What do you need a car for? The exercise will do you good.
35. How to Say You're Sorry
(Al Roker)
Look the person straight in the eye and say "I'm sorry." Don't embellish it by making excuses or trying to explain why you screwed up. Just ask for forgiveness.
6. Know How Much Is Enough
Bare Minimum Average user Supergeek
Digital cameras 2 megapixels (E-mail photos to buddies) 5 megapixels (Print out 4"-by-6" for display) 10 megapixels (Move over, Annie Leibovitz)
Cell phone minutes 50 prepaid (Keep in car for emergencies) 500 (Weekly calls to all the kids) 1,000+ (What's a landline?)
Internet access 56k modem (E-mail weekly) Cable or DSL (E-mail daily) T1 line (You are a Tauren in World of Warcraft)
Laptop memory 512 MB (Word processing) 1G (Internet surfing and e-mail) 2G+ (You know there is still an outdoors, yes?)
7. Make Peace With Your Parents
If the population scientists are right and life expectancies continue to rise, we'll soon see an unprecedented demographic pileup, a strange passage of late adulthood in which everyone in their 60s still has living parents. Expect some awkwardness: millennia of evolution have failed to equip either generation for such an extended voyage. How, for example, should you define caregiving roles when you and Dad both need hip replacements? Or gracefully accept unsolicited motherly advice on your grandparenting skills? The bonus time you have with your parents will be much more pleasant if you remember the following:
Your parents won't change. The dynamics of the parent-offspring relationship are hard-wired during adolescence. Even if scientists keep your mother alive for 300 years, she will never stop commenting on your hair, or lack thereof. She may surprise you in other ways—she might learn how to download ring tones or eat cilantro or blog. But the big things, those are set. And that will never stop driving you crazy. A 65-year-old friend of mine likes to complain about her mother's inflexibility. Her mother is 100. "It's like she'll never change!" the woman marvels, as if it is not unreasonable to expect growth from someone born when the Great White Fleet sailed. The push and pull is as it should be. Unraveling the central riddle of existence—how did these two strange people create me?—is the job of a lifetime. The hopeless optimism that demands progress in a relationship with our parents is the same force that will cure cancer and colonize Mars. "They are what they are," we may tell ourselves. Then we pick at the lock, right up to the end. —David Dudley
8. How to Stay Married
For pragmatists: Agree never to speak the word divorce, ever.
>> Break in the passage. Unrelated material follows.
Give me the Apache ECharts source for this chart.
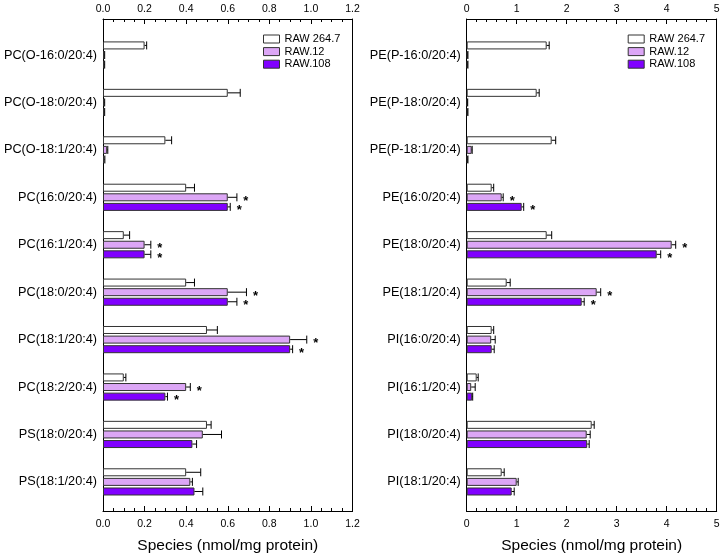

For poets: Pretend your relationship is a road trip. Your wedding was the Holland Tunnel. Your life is the New Jersey Turnpike. Death is Philadelphia. Pretend there are no exits, only rest stops.
9. Score a Day Off
Claim back pain. It's an easy injury to get medical documentation for, says Joe L., a workers' comp exec. "There's a 70 percent chance an MRI will show something wrong in your lower back, even if you feel fine."
10. Tell a Joke
(Art Linkletter)
Start by saying, "There's this marvelous joke I just heard Bill Cosby do." Bill Cosby didn't do it, of course—it's your joke. But you say it was Bill because if it doesn't get a laugh, now it's Bill's problem. Everyone just says, "I guess Bill Cosby isn't funny."
11. Smoking is bad. Still.
12. How to Be Afraid
Remember, fear is human. When smoke fills the cabin, you don't want the pilot to say "Passengers, the only thing we have to fear is fear itself." Sorry, FDR.
13. Divide Heirlooms Without a Will
1. Take back what you bought. Ernie gets the earrings he gave Mom, etc.
2. Claim small things room by room; draw straws to determine picking order.
3. Use sealed bids for big-ticket items: write the highest cash price you'll pay.
4. Make a detailed will today. Unless you hate your kids.